PID Control  Auto-Tuning Research

A PID control autotune technique, developed empirically at Scientific Instruments (SI) (Riviera Beach Florida)  for temperature control systems operating in the Cryogenic regime (that is between 4-100K) has been successfully deployed by SI in hundreds, if not thousands, of systems all over the world. The control method is still an active research area.

 The PID parameters tuning is based on a sequence of closed loop step response tests utilizing the measured peak overshoot values and the time between the first peak and first dip of the step response.

The first paper (FCRAR 2004) describes the structure of typical cryogenic temperature control systems dynamic models, including typical nonlinear effects (such as actuator’s saturation and uni-directional operation). It then outlines the step-by-step tuning method. The tuning method produces satisfactory results for set-point changes of up to 10K over the entire cryogenic temperature range. The paper does not present Controls Systems theoretical justification for the tuning method. The paper also includes the results of a set of open-loop step response tests done at different temperature levels.

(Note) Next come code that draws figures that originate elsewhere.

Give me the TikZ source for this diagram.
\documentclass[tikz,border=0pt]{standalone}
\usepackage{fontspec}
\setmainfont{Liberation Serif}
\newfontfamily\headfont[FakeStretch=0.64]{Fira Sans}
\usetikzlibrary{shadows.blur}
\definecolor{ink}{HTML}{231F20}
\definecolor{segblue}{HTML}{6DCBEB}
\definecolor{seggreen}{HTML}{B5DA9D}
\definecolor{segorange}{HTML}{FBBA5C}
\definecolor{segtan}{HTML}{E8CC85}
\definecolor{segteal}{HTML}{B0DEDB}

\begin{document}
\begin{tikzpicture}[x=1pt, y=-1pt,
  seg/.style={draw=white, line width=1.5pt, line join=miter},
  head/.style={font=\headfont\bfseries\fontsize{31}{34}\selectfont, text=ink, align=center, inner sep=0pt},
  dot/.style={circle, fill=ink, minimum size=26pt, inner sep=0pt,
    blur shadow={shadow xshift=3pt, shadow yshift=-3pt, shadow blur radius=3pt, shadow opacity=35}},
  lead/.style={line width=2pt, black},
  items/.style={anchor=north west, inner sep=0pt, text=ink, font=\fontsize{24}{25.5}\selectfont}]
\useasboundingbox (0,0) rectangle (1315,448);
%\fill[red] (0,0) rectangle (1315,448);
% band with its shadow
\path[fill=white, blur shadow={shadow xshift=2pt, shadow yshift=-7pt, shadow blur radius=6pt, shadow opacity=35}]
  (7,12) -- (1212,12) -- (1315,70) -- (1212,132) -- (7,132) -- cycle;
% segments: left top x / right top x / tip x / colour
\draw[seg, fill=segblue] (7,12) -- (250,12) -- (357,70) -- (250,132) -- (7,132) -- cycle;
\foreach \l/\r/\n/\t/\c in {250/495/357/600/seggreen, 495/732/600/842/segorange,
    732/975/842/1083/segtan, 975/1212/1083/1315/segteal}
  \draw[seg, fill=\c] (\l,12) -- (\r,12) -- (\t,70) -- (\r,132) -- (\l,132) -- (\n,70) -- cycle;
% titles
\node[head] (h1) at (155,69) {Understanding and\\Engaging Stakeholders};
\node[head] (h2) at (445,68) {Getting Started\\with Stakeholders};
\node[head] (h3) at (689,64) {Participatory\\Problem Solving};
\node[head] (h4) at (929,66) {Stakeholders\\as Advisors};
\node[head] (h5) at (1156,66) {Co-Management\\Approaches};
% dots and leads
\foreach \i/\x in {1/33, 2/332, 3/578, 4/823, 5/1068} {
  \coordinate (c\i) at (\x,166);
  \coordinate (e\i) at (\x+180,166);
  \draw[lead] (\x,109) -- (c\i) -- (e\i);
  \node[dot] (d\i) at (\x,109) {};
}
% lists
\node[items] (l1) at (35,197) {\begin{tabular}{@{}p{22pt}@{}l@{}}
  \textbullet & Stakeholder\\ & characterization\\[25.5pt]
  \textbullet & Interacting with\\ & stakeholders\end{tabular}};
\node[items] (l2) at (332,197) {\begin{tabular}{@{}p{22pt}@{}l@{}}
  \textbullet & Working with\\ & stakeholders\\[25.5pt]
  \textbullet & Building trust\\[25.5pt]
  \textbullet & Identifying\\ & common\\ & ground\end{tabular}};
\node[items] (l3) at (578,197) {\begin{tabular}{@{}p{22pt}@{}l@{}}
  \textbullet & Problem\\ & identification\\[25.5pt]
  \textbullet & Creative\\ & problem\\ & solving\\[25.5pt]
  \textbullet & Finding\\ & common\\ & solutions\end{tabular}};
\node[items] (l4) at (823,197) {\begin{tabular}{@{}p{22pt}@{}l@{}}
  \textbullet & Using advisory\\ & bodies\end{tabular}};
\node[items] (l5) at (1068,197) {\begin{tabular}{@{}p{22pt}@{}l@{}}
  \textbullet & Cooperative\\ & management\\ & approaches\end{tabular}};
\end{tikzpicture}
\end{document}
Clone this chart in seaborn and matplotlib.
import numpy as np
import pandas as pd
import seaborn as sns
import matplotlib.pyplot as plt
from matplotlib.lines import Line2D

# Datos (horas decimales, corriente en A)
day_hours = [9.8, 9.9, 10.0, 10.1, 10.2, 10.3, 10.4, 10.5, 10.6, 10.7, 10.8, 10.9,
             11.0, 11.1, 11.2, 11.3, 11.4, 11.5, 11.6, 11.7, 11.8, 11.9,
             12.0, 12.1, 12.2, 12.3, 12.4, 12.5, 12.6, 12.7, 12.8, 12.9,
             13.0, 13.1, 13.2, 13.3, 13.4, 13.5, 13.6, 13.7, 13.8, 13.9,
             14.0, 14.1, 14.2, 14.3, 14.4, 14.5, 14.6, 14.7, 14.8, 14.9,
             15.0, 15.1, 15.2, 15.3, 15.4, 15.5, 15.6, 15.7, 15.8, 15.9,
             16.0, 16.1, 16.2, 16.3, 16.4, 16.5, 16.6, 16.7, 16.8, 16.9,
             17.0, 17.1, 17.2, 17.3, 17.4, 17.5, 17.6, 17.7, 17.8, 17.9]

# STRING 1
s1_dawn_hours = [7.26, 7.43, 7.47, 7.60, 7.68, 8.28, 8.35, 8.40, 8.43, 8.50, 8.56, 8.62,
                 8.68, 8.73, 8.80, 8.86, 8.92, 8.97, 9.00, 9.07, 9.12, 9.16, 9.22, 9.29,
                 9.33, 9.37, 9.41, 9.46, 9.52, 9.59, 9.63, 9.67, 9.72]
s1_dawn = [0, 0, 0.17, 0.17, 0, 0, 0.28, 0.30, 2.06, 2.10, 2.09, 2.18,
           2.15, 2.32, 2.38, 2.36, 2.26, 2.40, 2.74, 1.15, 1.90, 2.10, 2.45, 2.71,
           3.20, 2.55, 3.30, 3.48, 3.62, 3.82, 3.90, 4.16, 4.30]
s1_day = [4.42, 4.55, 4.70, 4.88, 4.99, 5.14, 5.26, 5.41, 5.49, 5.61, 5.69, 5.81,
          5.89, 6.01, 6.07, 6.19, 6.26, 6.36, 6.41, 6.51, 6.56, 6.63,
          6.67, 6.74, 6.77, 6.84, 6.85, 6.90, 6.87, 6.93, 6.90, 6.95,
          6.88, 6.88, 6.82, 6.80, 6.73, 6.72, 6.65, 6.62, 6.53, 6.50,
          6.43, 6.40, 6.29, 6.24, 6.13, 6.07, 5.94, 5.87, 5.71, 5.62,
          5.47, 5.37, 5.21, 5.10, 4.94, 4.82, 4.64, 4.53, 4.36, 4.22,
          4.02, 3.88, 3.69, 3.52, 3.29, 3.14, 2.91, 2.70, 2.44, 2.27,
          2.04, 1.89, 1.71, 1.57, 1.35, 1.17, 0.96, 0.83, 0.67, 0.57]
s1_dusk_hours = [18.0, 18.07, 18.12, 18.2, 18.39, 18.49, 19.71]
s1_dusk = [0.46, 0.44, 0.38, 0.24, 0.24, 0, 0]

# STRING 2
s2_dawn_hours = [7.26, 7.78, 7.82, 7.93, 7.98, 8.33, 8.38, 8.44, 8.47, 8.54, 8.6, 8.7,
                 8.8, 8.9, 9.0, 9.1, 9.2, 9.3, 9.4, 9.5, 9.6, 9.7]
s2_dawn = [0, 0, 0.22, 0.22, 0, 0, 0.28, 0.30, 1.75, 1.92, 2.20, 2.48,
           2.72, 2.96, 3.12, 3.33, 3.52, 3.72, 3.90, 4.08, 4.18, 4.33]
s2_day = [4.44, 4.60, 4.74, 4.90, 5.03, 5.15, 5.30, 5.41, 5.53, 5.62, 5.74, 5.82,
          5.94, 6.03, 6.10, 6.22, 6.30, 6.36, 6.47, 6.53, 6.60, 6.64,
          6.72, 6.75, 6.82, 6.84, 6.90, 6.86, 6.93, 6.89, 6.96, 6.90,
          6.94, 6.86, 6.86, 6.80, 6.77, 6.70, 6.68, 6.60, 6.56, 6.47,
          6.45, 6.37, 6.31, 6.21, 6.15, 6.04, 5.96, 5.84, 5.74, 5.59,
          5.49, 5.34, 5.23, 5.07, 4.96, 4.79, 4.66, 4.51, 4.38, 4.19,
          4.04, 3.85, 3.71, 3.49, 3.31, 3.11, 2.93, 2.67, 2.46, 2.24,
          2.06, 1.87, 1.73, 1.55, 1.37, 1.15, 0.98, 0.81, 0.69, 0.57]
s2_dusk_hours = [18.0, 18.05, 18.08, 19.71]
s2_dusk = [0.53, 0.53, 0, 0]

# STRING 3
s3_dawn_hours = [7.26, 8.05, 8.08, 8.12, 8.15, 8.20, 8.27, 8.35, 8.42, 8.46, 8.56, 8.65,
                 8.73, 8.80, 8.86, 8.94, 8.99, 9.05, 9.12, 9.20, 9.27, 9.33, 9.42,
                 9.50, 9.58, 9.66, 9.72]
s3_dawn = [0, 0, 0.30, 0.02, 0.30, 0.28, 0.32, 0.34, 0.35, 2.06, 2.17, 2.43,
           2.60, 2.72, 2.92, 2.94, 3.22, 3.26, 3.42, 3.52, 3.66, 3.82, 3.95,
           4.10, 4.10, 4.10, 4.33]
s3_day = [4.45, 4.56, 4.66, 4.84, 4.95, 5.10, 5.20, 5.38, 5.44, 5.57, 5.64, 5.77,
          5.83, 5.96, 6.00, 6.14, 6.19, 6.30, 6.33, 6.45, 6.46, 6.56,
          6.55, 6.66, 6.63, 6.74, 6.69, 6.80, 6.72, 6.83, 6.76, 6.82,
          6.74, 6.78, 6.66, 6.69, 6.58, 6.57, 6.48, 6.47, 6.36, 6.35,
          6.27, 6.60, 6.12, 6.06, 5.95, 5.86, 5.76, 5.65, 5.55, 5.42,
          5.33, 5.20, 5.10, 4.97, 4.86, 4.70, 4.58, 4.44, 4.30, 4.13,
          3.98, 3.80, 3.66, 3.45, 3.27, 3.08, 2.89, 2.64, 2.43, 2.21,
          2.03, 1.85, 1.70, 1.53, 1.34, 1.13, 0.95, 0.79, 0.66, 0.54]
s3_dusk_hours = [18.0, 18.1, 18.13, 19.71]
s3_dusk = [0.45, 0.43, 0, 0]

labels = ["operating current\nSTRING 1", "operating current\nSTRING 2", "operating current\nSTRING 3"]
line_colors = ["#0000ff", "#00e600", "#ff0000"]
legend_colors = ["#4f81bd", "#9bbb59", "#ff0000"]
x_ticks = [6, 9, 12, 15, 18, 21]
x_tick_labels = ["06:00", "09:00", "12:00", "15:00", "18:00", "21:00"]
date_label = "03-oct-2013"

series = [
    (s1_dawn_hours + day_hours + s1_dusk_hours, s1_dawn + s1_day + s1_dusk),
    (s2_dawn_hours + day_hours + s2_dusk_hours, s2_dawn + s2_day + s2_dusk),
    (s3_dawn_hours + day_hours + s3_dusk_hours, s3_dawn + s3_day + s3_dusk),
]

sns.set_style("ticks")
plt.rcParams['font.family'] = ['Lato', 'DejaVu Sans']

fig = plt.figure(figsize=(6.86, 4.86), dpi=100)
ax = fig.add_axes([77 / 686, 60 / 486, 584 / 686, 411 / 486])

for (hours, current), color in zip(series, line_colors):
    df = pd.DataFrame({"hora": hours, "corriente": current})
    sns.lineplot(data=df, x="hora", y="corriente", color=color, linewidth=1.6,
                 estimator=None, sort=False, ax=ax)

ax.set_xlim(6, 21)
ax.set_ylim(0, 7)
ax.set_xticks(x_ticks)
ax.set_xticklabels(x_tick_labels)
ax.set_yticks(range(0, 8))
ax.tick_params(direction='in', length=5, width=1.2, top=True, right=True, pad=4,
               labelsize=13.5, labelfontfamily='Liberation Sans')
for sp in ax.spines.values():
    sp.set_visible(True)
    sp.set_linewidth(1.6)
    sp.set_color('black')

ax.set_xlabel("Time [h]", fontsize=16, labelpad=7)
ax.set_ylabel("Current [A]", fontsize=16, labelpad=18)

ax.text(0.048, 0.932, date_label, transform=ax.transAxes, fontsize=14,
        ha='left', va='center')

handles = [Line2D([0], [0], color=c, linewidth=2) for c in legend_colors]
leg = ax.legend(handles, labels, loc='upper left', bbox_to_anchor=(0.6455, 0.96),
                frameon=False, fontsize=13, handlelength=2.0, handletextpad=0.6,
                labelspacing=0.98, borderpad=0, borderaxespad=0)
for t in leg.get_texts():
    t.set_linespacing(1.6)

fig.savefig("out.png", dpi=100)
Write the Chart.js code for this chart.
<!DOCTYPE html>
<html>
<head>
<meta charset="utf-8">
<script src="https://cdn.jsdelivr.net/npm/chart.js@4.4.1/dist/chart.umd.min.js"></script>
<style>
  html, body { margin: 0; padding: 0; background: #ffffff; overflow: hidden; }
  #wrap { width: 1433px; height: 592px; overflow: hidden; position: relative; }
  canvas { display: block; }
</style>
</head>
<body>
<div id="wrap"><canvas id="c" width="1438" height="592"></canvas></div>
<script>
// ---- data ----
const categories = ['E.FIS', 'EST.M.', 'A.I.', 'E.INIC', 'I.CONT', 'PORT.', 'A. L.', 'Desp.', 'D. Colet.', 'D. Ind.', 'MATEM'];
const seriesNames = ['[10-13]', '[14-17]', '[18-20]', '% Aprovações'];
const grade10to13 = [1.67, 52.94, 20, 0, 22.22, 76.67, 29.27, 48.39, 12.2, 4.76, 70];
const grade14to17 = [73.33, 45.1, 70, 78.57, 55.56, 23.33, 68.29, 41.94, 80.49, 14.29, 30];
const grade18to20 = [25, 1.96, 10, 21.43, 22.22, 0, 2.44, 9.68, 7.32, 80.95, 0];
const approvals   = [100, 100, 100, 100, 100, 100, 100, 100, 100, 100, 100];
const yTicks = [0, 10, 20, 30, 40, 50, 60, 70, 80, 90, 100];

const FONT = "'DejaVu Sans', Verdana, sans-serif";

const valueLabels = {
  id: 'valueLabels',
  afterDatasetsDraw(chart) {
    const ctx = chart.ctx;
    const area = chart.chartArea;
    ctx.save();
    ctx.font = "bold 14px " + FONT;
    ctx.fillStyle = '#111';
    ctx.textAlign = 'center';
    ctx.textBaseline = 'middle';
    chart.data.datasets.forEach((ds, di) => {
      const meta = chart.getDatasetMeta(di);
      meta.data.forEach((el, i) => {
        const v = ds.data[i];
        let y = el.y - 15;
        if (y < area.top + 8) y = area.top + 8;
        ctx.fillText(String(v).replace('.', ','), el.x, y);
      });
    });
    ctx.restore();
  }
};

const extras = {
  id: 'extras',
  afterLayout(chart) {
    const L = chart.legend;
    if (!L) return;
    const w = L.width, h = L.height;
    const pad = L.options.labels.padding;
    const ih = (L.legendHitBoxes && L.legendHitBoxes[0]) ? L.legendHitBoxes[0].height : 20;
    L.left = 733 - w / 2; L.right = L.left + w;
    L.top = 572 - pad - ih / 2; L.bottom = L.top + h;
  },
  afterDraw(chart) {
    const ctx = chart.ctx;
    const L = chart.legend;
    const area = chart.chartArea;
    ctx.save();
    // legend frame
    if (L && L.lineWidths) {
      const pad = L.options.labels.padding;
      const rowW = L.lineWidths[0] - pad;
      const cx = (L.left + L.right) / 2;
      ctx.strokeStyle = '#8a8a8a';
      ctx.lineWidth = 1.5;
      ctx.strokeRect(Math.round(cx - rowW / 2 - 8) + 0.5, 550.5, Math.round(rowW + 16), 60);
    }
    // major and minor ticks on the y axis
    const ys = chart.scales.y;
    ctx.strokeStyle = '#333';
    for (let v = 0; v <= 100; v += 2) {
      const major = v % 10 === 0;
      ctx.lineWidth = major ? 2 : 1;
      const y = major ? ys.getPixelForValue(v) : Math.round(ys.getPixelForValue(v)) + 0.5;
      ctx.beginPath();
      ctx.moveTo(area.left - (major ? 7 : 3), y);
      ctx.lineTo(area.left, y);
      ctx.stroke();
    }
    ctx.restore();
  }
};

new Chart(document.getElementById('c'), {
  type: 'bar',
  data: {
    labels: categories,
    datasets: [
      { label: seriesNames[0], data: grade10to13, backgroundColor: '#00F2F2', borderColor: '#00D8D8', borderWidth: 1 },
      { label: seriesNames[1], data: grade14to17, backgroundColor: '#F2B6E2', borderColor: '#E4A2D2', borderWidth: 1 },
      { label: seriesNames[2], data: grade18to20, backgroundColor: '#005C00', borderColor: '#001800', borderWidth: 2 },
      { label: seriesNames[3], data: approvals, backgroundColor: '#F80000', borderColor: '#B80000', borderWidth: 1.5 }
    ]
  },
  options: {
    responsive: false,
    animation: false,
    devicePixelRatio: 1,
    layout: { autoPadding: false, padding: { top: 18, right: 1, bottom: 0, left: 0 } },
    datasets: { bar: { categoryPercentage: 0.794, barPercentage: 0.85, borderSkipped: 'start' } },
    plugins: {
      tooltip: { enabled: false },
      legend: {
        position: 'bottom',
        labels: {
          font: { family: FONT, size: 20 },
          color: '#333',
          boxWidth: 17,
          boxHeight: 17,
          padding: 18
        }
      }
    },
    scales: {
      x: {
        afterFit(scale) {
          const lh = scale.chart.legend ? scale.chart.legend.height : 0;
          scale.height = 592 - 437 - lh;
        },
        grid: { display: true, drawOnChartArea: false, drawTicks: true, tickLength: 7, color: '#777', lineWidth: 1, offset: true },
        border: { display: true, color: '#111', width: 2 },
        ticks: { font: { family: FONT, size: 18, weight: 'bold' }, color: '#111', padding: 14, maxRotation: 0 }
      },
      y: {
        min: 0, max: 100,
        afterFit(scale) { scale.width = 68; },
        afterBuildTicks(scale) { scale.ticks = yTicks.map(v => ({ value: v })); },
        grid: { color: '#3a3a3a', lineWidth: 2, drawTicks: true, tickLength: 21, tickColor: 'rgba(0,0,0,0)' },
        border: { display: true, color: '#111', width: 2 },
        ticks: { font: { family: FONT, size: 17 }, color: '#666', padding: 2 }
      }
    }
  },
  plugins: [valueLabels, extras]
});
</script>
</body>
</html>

The tests provide small-signal modeling data, that allows in principle the creation of a dynamic simulator, featuring the process gain, time constant and pure delay time, all as functions of the temperature.

The second paper (FCRAR 2005) focuses on simulation studies designed to assess more deeply the performance of the SI method, explore its validity for a large range of system parameters and configurations. The main finding of these studies is that this novel PID control tuning method appears to be limited in scope to processes characterized by one slow and exactly two fast time constants. The algorithm fails to produce satisfactory results if the number of short-duration modes exceeds two. The simulations explore corrective means to extend the SI PID autotuning method to a larger set of process control scenarios. The full set of MATLAB simulator m files is tacked to the paper pdf and can be downloaded together with the paper.